Sunday, July 6, 2014

Breakfast at Wimbledon

Reposted in honor of Petra's second win at Wimbledon. The first was three years ago when we visited and I took this photo of her in one of the earlier rounds.

"I've been queuing all day. I just want to watch some tennis," the young English boy said. We knew just how he was feeling. You can get into the All England Club by buying tickets ahead of time. That is, if you're quite lucky, well-connected or very wealthy. Being none of the above, we had to join the queue.

The first afternoon, day four of the tourney, was fairly simple.
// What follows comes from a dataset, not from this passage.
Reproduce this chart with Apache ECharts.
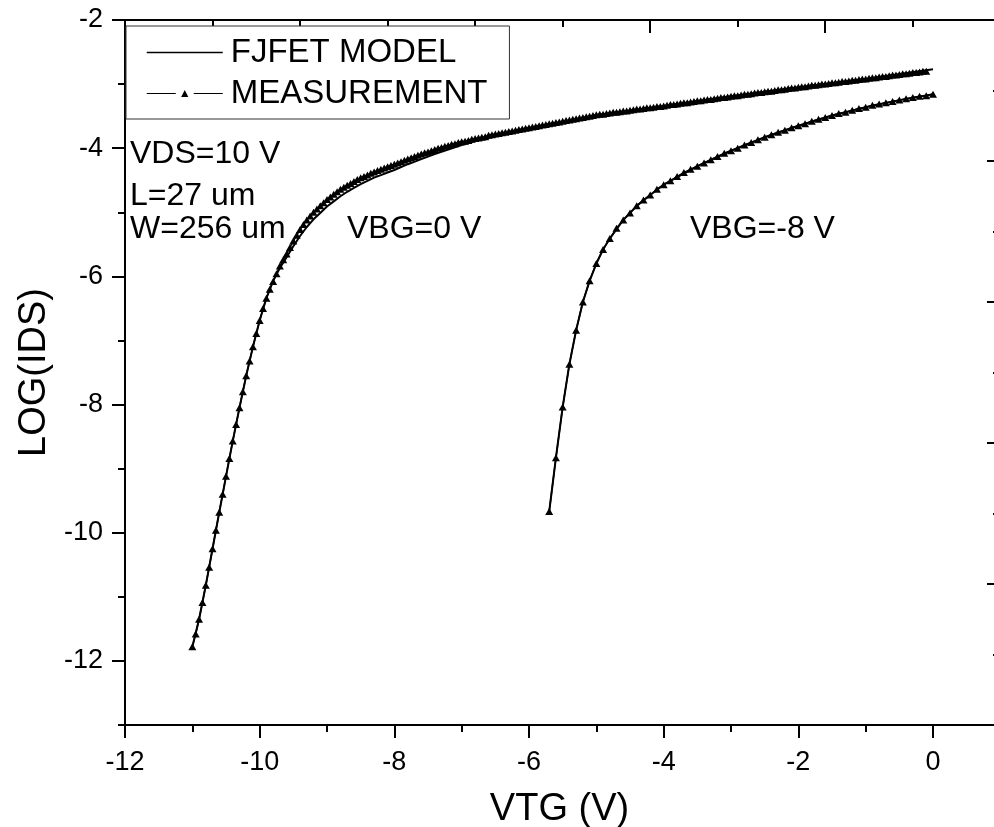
<!DOCTYPE html>
<html>
<head>
<meta charset="utf-8">
<title>FJFET transfer characteristics</title>
<script src="https://cdn.jsdelivr.net/npm/echarts@6/dist/echarts.min.js"></script>
<style>
  html, body { margin: 0; padding: 0; background: #fff; }
  #chart { width: 994px; height: 827px; }
</style>
</head>
<body>
<div id="chart"></div>
<script>
// Gate sweep, measured data, VBG = 0 V (0.05 V steps)
const vtgMeas0 = [
  -11.00,-10.95,-10.90,-10.85,-10.80,-10.75,-10.70,-10.65,-10.60,-10.55,
  -10.50,-10.45,-10.40,-10.35,-10.30,-10.25,-10.20,-10.15,-10.10,-10.05,
  -10.00,-9.95,-9.90,-9.85,-9.80,-9.75,-9.70,-9.65,-9.60,-9.55,
  -9.50,-9.45,-9.40,-9.35,-9.30,-9.25,-9.20,-9.15,-9.10,-9.05,
  -9.00,-8.95,-8.90,-8.85,-8.80,-8.75,-8.70,-8.65,-8.60,-8.55,
  -8.50,-8.45,-8.40,-8.35,-8.30,-8.25,-8.20,-8.15,-8.10,-8.05,
  -8.00,-7.95,-7.90,-7.85,-7.80,-7.75,-7.70,-7.65,-7.60,-7.55,
  -7.50,-7.45,-7.40,-7.35,-7.30,-7.25,-7.20,-7.15,-7.10,-7.05,
  -7.00,-6.95,-6.90,-6.85,-6.80,-6.75,-6.70,-6.65,-6.60,-6.55,
  -6.50,-6.45,-6.40,-6.35,-6.30,-6.25,-6.20,-6.15,-6.10,-6.05,
  -6.00,-5.95,-5.90,-5.85,-5.80,-5.75,-5.70,-5.65,-5.60,-5.55,
  -5.50,-5.45,-5.40,-5.35,-5.30,-5.25,-5.20,-5.15,-5.10,-5.05,
  -5.00,-4.95,-4.90,-4.85,-4.80,-4.75,-4.70,-4.65,-4.60,-4.55,
  -4.50,-4.45,-4.40,-4.35,-4.30,-4.25,-4.20,-4.15,-4.10,-4.05,
  -4.00,-3.95,-3.90,-3.85,-3.80,-3.75,-3.70,-3.65,-3.60,-3.55,
  -3.50,-3.45,-3.40,-3.35,-3.30,-3.25,-3.20,-3.15,-3.10,-3.05,
  -3.00,-2.95,-2.90,-2.85,-2.80,-2.75,-2.70,-2.65,-2.60,-2.55,
  -2.50,-2.45,-2.40,-2.35,-2.30,-2.25,-2.20,-2.15,-2.10,-2.05,
  -2.00,-1.95,-1.90,-1.85,-1.80,-1.75,-1.70,-1.65,-1.60,-1.55,
  -1.50,-1.45,-1.40,-1.35,-1.30,-1.25,-1.20,-1.15,-1.10,-1.05,
  -1.00,-0.95,-0.90,-0.85,-0.80,-0.75,-0.70,-0.65,-0.60,-0.55,
  -0.50,-0.45,-0.40,-0.35,-0.30,-0.25,-0.20,-0.15,-0.10
];
const logIdsMeas0 = [
  -11.78,-11.58,-11.35,-11.09,-10.82,-10.54,-10.25,-9.96,-9.68,-9.40,
  -9.12,-8.84,-8.57,-8.31,-8.05,-7.80,-7.55,-7.32,-7.10,-6.89,
  -6.69,-6.50,-6.34,-6.20,-6.08,-5.96,-5.84,-5.74,-5.65,-5.55,
  -5.45,-5.36,-5.27,-5.19,-5.12,-5.06,-5.00,-4.95,-4.90,-4.85,
  -4.80,-4.76,-4.72,-4.68,-4.64,-4.61,-4.58,-4.55,-4.52,-4.49,
  -4.46,-4.44,-4.42,-4.39,-4.37,-4.35,-4.33,-4.31,-4.29,-4.27,
  -4.25,-4.23,-4.21,-4.19,-4.17,-4.15,-4.13,-4.11,-4.09,-4.07,
  -4.06,-4.04,-4.02,-4.00,-3.99,-3.97,-3.96,-3.94,-3.93,-3.91,
  -3.90,-3.89,-3.88,-3.86,-3.85,-3.84,-3.83,-3.82,-3.80,-3.79,
  -3.78,-3.77,-3.76,-3.75,-3.74,-3.73,-3.72,-3.71,-3.70,-3.69,
  -3.68,-3.67,-3.66,-3.65,-3.64,-3.63,-3.62,-3.61,-3.60,-3.59,
  -3.58,-3.57,-3.56,-3.55,-3.54,-3.53,-3.52,-3.51,-3.50,-3.49,
  -3.48,-3.47,-3.47,-3.46,-3.45,-3.44,-3.44,-3.43,-3.42,-3.42,
  -3.41,-3.40,-3.39,-3.39,-3.38,-3.37,-3.37,-3.36,-3.35,-3.35,
  -3.34,-3.33,-3.32,-3.32,-3.31,-3.30,-3.29,-3.29,-3.28,-3.27,
  -3.26,-3.26,-3.25,-3.24,-3.24,-3.23,-3.22,-3.21,-3.21,-3.20,
  -3.19,-3.18,-3.18,-3.17,-3.16,-3.16,-3.15,-3.14,-3.13,-3.13,
  -3.12,-3.11,-3.11,-3.10,-3.09,-3.09,-3.08,-3.07,-3.06,-3.06,
  -3.05,-3.04,-3.04,-3.03,-3.02,-3.02,-3.01,-3.00,-3.00,-2.99,
  -2.98,-2.98,-2.97,-2.96,-2.96,-2.95,-2.94,-2.94,-2.93,-2.92,
  -2.92,-2.91,-2.90,-2.90,-2.89,-2.88,-2.88,-2.87,-2.86,-2.86,
  -2.85,-2.84,-2.84,-2.83,-2.82,-2.82,-2.81,-2.80,-2.80
];

// Measured data, VBG = -8 V (0.1 V steps)
const vtgMeas8 = [
  -5.7,-5.6,-5.5,-5.4,-5.3,-5.2,-5.1,-5.0,-4.9,-4.8,
  -4.7,-4.6,-4.5,-4.4,-4.3,-4.2,-4.1,-4.0,-3.9,-3.8,
  -3.7,-3.6,-3.5,-3.4,-3.3,-3.2,-3.1,-3.0,-2.9,-2.8,
  -2.7,-2.6,-2.5,-2.4,-2.3,-2.2,-2.1,-2.0,-1.9,-1.8,
  -1.7,-1.6,-1.5,-1.4,-1.3,-1.2,-1.1,-1.0,-0.9,-0.8,
  -0.7,-0.6,-0.5,-0.4,-0.3,-0.2,-0.1,0.0
];
const logIdsMeas8 = [
  -9.67,-8.83,-8.04,-7.37,-6.84,-6.40,-6.07,-5.80,-5.58,-5.41,
  -5.25,-5.12,-5.01,-4.90,-4.81,-4.73,-4.64,-4.57,-4.51,-4.44,
  -4.38,-4.33,-4.28,-4.23,-4.18,-4.13,-4.08,-4.04,-4.00,-3.95,
  -3.91,-3.87,-3.83,-3.79,-3.75,-3.72,-3.68,-3.65,-3.62,-3.58,
  -3.55,-3.52,-3.49,-3.46,-3.44,-3.41,-3.38,-3.36,-3.33,-3.31,
  -3.29,-3.27,-3.25,-3.23,-3.21,-3.19,-3.18,-3.16
];

// FJFET model curves
const vtgModel0 = [
  -11.0,-10.9,-10.8,-10.7,-10.6,-10.5,-10.4,-10.3,-10.2,-10.1,
  -10.0,-9.9,-9.8,-9.7,-9.6,-9.5,-9.4,-9.3,-9.2,-9.1,
  -9.0,-8.9,-8.8,-8.7,-8.6,-8.5,-8.4,-8.3,-8.2,-8.1,
  -8.0,-7.8,-7.6,-7.4,-7.2,-7.0,-6.8,-6.6,-6.4,-6.2,
  -6.0,-5.5,-5.0,-4.0,-3.0,-2.0,-1.0,0.0
];
const logIdsModel0 = [
  -11.78,-11.35,-10.82,-10.25,-9.68,-9.12,-8.57,-8.05,-7.55,-7.10,
  -6.69,-6.34,-6.07,-5.87,-5.70,-5.53,-5.37,-5.23,-5.11,-5.01,
  -4.91,-4.83,-4.75,-4.68,-4.62,-4.56,-4.51,-4.46,-4.42,-4.38,
  -4.34,-4.25,-4.17,-4.09,-4.02,-3.95,-3.89,-3.84,-3.79,-3.74,
  -3.70,-3.59,-3.49,-3.34,-3.19,-3.05,-2.92,-2.77
];
const vtgModel8 = [
  -5.7,-5.6,-5.5,-5.4,-5.3,-5.2,-5.1,-5.0,-4.9,-4.8,
  -4.6,-4.4,-4.2,-4.0,-3.5,-3.0,-2.5,-2.0,-1.5,-1.0,-0.5,0.0
];
const logIdsModel8 = [
  -9.67,-8.83,-8.04,-7.37,-6.84,-6.40,-6.07,-5.80,-5.58,-5.41,
  -5.12,-4.90,-4.73,-4.57,-4.28,-4.04,-3.83,-3.65,-3.49,-3.36,-3.25,-3.16
];

// Axis ticks and labels
const xMajorTicks = [-12, -10, -8, -6, -4, -2, 0];
const xMinorTicks = [-11, -9, -7, -5, -3, -1];
const yMajorTicks = [-12, -10, -8, -6, -4, -2];
const yMinorTicks = [-13, -11, -9, -7, -5, -3];
// Opposite frame axes (unlabelled 0..10 scales)
const frameMajorTicks = [0, 2, 4, 6, 8, 10];
const frameMinorTicks = [1, 3, 5, 7, 9];

const zip = (xs, ys) => xs.map((x, i) => [x, ys[i]]);

const FONT = '"Liberation Sans", Arial, Helvetica, sans-serif';
const INK = '#000';

// Visible plot extents: the frame runs slightly past the right edge of the canvas
const X_MIN = -12, X_MAX = 0.906;
const TOP_MAX = 9.93;
const Y_MIN = -13, Y_MAX = -2;

const chart = echarts.init(document.getElementById('chart'), null, { renderer: 'canvas' });

const gridRect = { left: 125, top: 20, right: 0, bottom: 102, containLabel: false, outerBoundsMode: 'none' };
const tickLine = { color: INK, width: 2 };
const axisLine = { show: true, onZero: false, lineStyle: { color: INK, width: 2 } };

function tickAxis(extra) {
  return Object.assign({
    type: 'value',
    axisLine: { show: false, onZero: false },
    axisLabel: { show: false },
    splitLine: { show: false }
  }, extra);
}

chart.setOption({
  animation: false,
  backgroundColor: '#fff',
  grid: [gridRect, gridRect, gridRect, gridRect],
  legend: {
    left: 126,
    top: 26,
    orient: 'vertical',
    padding: [10, 22, 9, 20],
    itemGap: 8,
    itemWidth: 76,
    itemHeight: 9,
    backgroundColor: '#fff',
    borderColor: '#333',
    borderWidth: 1,
    borderRadius: 0,
    selectedMode: false,
    textStyle: { fontFamily: FONT, fontSize: 33, color: INK, lineHeight: 32, padding: [0, 0, 0, 3] },
    data: [
      { name: 'FJFET MODEL', itemStyle: { opacity: 0 }, lineStyle: { width: 1.5, color: INK } },
      { name: 'MEASUREMENT', itemStyle: { color: INK }, lineStyle: { width: 1, color: INK, type: [29, 18, 29] } }
    ]
  },
  xAxis: [
    {
      type: 'value', gridIndex: 0, position: 'bottom', min: X_MIN, max: X_MAX,
      axisLine: axisLine,
      axisTick: { show: true, customValues: xMajorTicks, length: 13, lineStyle: tickLine },
      axisLabel: { show: true, customValues: xMajorTicks, margin: 24, color: INK, fontFamily: FONT, fontSize: 27 },
      splitLine: { show: false },
      name: 'VTG (V)', nameLocation: 'middle', nameGap: 66,
      nameTextStyle: { fontFamily: FONT, fontSize: 38, color: INK }
    },
    tickAxis({
      gridIndex: 1, position: 'bottom', min: X_MIN, max: X_MAX,
      axisTick: { show: true, customValues: xMinorTicks, length: 7, lineStyle: tickLine }
    }),
    tickAxis({
      gridIndex: 2, position: 'top', min: 0, max: TOP_MAX,
      axisLine: axisLine,
      axisTick: { show: true, inside: true, customValues: frameMajorTicks, length: 13, lineStyle: tickLine }
    }),
    tickAxis({
      gridIndex: 3, position: 'top', min: 0, max: TOP_MAX,
      axisTick: { show: true, inside: true, customValues: frameMinorTicks, length: 7, lineStyle: tickLine }
    })
  ],
  yAxis: [
    {
      type: 'value', gridIndex: 0, position: 'left', min: Y_MIN, max: Y_MAX,
      axisLine: axisLine,
      axisTick: { show: true, customValues: yMajorTicks, length: 13, lineStyle: tickLine },
      axisLabel: { show: true, customValues: yMajorTicks, margin: 22, color: INK, fontFamily: FONT, fontSize: 27 },
      splitLine: { show: false },
      name: 'LOG(IDS)', nameLocation: 'middle', nameGap: 61,
      nameTextStyle: { fontFamily: FONT, fontSize: 38, color: INK }
    },
    tickAxis({
      gridIndex: 1, position: 'left', min: Y_MIN, max: Y_MAX,
      axisTick: { show: true, customValues: yMinorTicks, length: 7, lineStyle: tickLine }
    }),
    tickAxis({
      gridIndex: 2, position: 'right', offset: 6, min: 0, max: 10,
      axisTick: { show: true, inside: true, customValues: frameMajorTicks, length: 13, lineStyle: tickLine }
    }),
    tickAxis({
      gridIndex: 3, position: 'right', offset: 6, min: 0, max: 10,
      axisTick: { show: true, inside: true, customValues: frameMinorTicks, length: 7, lineStyle: tickLine }
    })
  ],
  series: [
    {
      name: 'FJFET MODEL', type: 'line', xAxisIndex: 0, yAxisIndex: 0,
      data: zip(vtgModel0, logIdsModel0), showSymbol: false, symbol: 'none',
      lineStyle: { color: INK, width: 2 }, itemStyle: { color: INK }, z: 3
    },
    {
      name: 'FJFET MODEL', type: 'line', xAxisIndex: 0, yAxisIndex: 0,
      data: zip(vtgModel8, logIdsModel8), showSymbol: false, symbol: 'none',
      lineStyle: { color: INK, width: 2 }, itemStyle: { color: INK }, z: 3
    },
    {
      name: 'MEASUREMENT', type: 'line', xAxisIndex: 0, yAxisIndex: 0,
      data: zip(vtgMeas0, logIdsMeas0), symbol: 'triangle', symbolSize: [8, 7],
      showAllSymbol: true,
      lineStyle: { color: INK, width: 1.5 }, itemStyle: { color: INK }, z: 2
    },
    {
      name: 'MEASUREMENT', type: 'line', xAxisIndex: 0, yAxisIndex: 0,
      data: zip(vtgMeas8, logIdsMeas8), symbol: 'triangle', symbolSize: [8, 7],
      showAllSymbol: true,
      lineStyle: { color: INK, width: 1.5 }, itemStyle: { color: INK }, z: 2
    }
  ],
  graphic: [
    { type: 'text', left: 130, top: 138, z: 10, style: { text: 'VDS=10 V', font: '32px ' + FONT, fill: INK } },
    { type: 'text', left: 130, top: 180, z: 10, style: { text: 'L=27 um', font: '32px ' + FONT, fill: INK } },
    { type: 'text', left: 130, top: 213, z: 10, style: { text: 'W=256 um', font: '32px ' + FONT, fill: INK } },
    { type: 'text', left: 347, top: 213, z: 10, style: { text: 'VBG=0 V', font: '32px ' + FONT, fill: INK } },
    { type: 'text', left: 690, top: 213, z: 10, style: { text: 'VBG=-8 V', font: '32px ' + FONT, fill: INK } }
  ]
});
</script>
</body>
</html>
We had taken the tube from London that morning and checked into our Bed and Breakfast in Wimbledon Village. From there it was a pleasant fifteen minute stroll to the grounds through a quiet, upscale neighborhood. We went around a bend, looked down and there it all was - one hundred twenty-five years of history, and for Eric, the fulfillment of a dream. Wimbledon was just as majestic and aesthetically pleasing as we had hoped. It was absolutely breathtaking to look down and see the buildings and signs we've seen so many times on television. We were pinching ourselves.
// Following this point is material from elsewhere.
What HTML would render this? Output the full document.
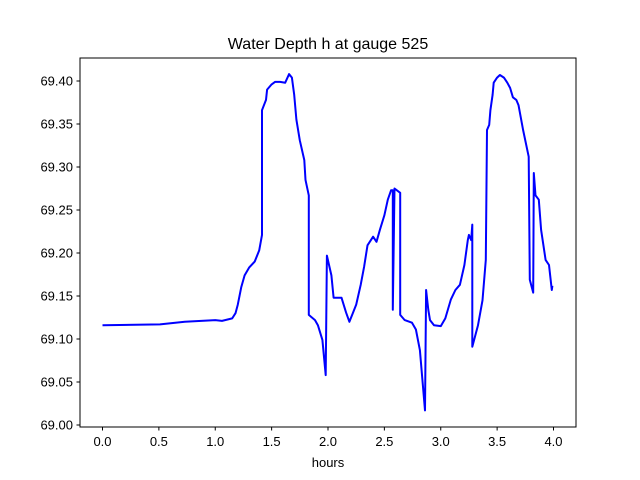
<!DOCTYPE html>
<html><head><meta charset="utf-8"><style>
body{margin:0;background:#fff;}
svg{display:block;font-family:"Liberation Sans","DejaVu Sans",sans-serif;}
</style></head><body>
<svg id="chart" width="640" height="480" viewBox="0 0 640 480" xmlns="http://www.w3.org/2000/svg">
<rect width="640" height="480" fill="#fff"/>
<text x="328" y="49" font-size="16" text-anchor="middle">Water Depth h at gauge 525</text>
<text x="328" y="467" font-size="13" text-anchor="middle">hours</text>
<g id="ticks"></g>
<path id="series" fill="none" stroke="#0000ff" stroke-width="2" stroke-linejoin="round"/>
<rect x="80" y="58" width="496" height="369" fill="none" stroke="#000" stroke-width="1"/>
</svg>
<script>
const xTicks=[0,0.5,1,1.5,2,2.5,3,3.5,4];
const xTickLabels=["0.0","0.5","1.0","1.5","2.0","2.5","3.0","3.5","4.0"];
const yTicks=[69.00,69.05,69.10,69.15,69.20,69.25,69.30,69.35,69.40];
const yTickLabels=["69.00","69.05","69.10","69.15","69.20","69.25","69.30","69.35","69.40"];
const hours=[0,0.51,0.73,1.0,1.06,1.15,1.18,1.20,1.23,1.26,1.30,1.35,1.39,1.415,1.415,1.45,1.46,1.50,1.53,1.575,1.62,1.655,1.68,1.70,1.72,1.75,1.79,1.80,1.83,1.83,1.885,1.91,1.95,1.98,1.99,2.03,2.05,2.10,2.12,2.16,2.19,2.22,2.25,2.29,2.32,2.35,2.40,2.43,2.46,2.50,2.53,2.56,2.575,2.575,2.59,2.64,2.64,2.68,2.745,2.78,2.815,2.86,2.87,2.89,2.905,2.94,3.0,3.04,3.09,3.13,3.17,3.21,3.24,3.25,3.27,3.28,3.28,3.33,3.37,3.40,3.41,3.43,3.44,3.46,3.47,3.50,3.525,3.56,3.59,3.615,3.64,3.67,3.69,3.73,3.78,3.79,3.82,3.825,3.84,3.87,3.89,3.93,3.96,3.985,3.99];
const depth=[69.116,69.117,69.120,69.122,69.121,69.124,69.130,69.140,69.160,69.174,69.183,69.190,69.203,69.221,69.366,69.378,69.390,69.396,69.399,69.399,69.398,69.408,69.404,69.384,69.355,69.331,69.308,69.285,69.267,69.128,69.122,69.116,69.099,69.058,69.197,69.174,69.148,69.148,69.148,69.131,69.120,69.130,69.140,69.163,69.184,69.209,69.219,69.213,69.227,69.244,69.262,69.273,69.273,69.134,69.275,69.270,69.128,69.122,69.119,69.111,69.087,69.017,69.157,69.134,69.122,69.116,69.115,69.124,69.146,69.157,69.163,69.186,69.215,69.221,69.215,69.233,69.091,69.116,69.145,69.192,69.343,69.349,69.366,69.384,69.398,69.404,69.407,69.404,69.398,69.392,69.381,69.378,69.372,69.343,69.312,69.169,69.154,69.293,69.267,69.262,69.227,69.192,69.186,69.157,69.162];
const X=v=>102.5+v*112.75;
const Y=v=>81+(69.40-v)*860;
const NS="http://www.w3.org/2000/svg";
const g=document.getElementById('ticks');
function mk(tag,attrs){const e=document.createElementNS(NS,tag);for(const k in attrs)e.setAttribute(k,attrs[k]);return e;}
xTicks.forEach((t,i)=>{
  const l=mk('line',{x1:X(t),x2:X(t),y1:427,y2:430.5,stroke:'#000'});
  
  
  g.appendChild(l);
  const s=mk('text',{x:X(t),y:446,'font-size':13,'text-anchor':'middle'});
  
  
  s.textContent=xTickLabels[i];g.appendChild(s);
});
yTicks.forEach((t,i)=>{
  const l=mk('line',{x1:76.5,x2:80,y1:Y(t),y2:Y(t),stroke:'#000'});
  
  
  g.appendChild(l);
  const s=mk('text',{x:73,y:Y(t)+4.5,'font-size':13,'text-anchor':'end'});
  
  
  s.textContent=yTickLabels[i];g.appendChild(s);
});
document.getElementById('series').setAttribute('d',hours.map((h,i)=>(i?'L':'M')+X(h).toFixed(1)+' '+Y(depth[i]).toFixed(1)).join(' '));
</script>
</body></html>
It was another walk, at least ten minutes, to get to Car Park 10 where you can get into the queue for afternoon matches. We got into the queue at 3:15 and had gone through the metal detector, paid twenty pounds a piece and entered the grounds by 4:00 p.m. The weather was iffy, and the biggest names weren't playing, so it worked out well for us. After a late lunch of fish and chips, we were off to the matches which continued until dark - about 9:30. Grounds passes allowed us access to all the matches except for Center Court or Courts One and Two, which left sixteen courts to choose from. Such heaven. Our vantage point for most matches was the front row, where you could actually smell the grass.

We saw some inspiring women's doubles. I pretended they were my partner and me when we're really on. One match featured a tall lefty and a shorter righty on each team.  Trish can be the tall one for now, but next lifetime, I'm going to be the tall one. One of the players we saw, Petra Kvitova beat Venus on Monday. Obviously, she's excellent. Speaking of Venus, what about that ridiculous outfit? Eric said it looked like something she made herself out of dish towels. Awful.

Late in the afternoon we had our first rain delay, which was very impressive. It is so much more involved than what you see on television. An early warning system for rain, broadcast by Wimbledon central control, triggers the alarm. When the number changes, and hits code red, court crews go into action. Even the chair umpire has no say and is wheeled off the court backwards whilst still in her chair. Then the fun part starts. First the court is undressed and the net posts and net are removed. With incredible urgency and frantic strength, the crew pulls the cover across. The team leader shouts orders like a drill sergeant and it's finished in a couple minutes. When the rain stops, it's all reversed.

We watched matches until dark and finished the evening watching John Isner play on the same court on which he had the epic, three day match against Mahut last year. There is a plaque commemorating the event. Sadly, this year, he lost in four against Almagro who has a wonderful game. John has a huge serve, but is so tall that he doesn't move as well side to side as he could. Wearily, we headed back to the B & B. We were planning to join the queue bright and early.  Day five was a gorgeous morning and we were in the queue by seven a.m. My number was 3,992. There were two thousand people who lined up behind us.

The Brits are very orderly, broken to the queue from early childhood. I kept imagining what this would be like in New York - fights breaking out all over the place and lots of swearing. Instead, there were acres of nicely dressed, well-behaved, extremely pleasant people. We were in the grounds before eleven a.m. and treated ourselves to the traditional strawberries and cream which we ate on Henman Hill. Play doesn't start until one on Center Court and noon on the outer matches. The crowds were huge because it was a big day for Great Britain. Laura Robson played Sharapova (whose shrieks we could hear even outside the stadium) and Murray was also in the draw.

We saw Berdych play a wonderful match against East Bay player, Alex Bogomolov, who although scrappy didn't have enough game. We also watched Mirza and her partner, Vesnina, play some fun doubles against Voracova and Voskoboeva, whoever they are. We also really enjoyed seeing Llagostera-Vives and her partner, Parras-Santiago. We were waiting to see my buddy, Ryan Harrison, play doubles with his partner, Travis when there was a rain delay. It was evening and we'd had a long day so we went back to our hotel for a " lie down", as the English would say.          

A while later we walked up the street to get some dinner at an Italian place called "La Strada". The joint was jumping - locals mixed in with players and their entourages. The waiters did an excellent job trying to keep everyone satisfied. In fact, they bumped us from our table when a party of six from the tourney arrived. We didn't mind. They put us right next to Gasquet. That was our Wimbledon - breakfast, lunch AND dinner.      

1 comment:

  1. I feel like I'm there with you. Glad you are having such a great time. Carry on, old chap.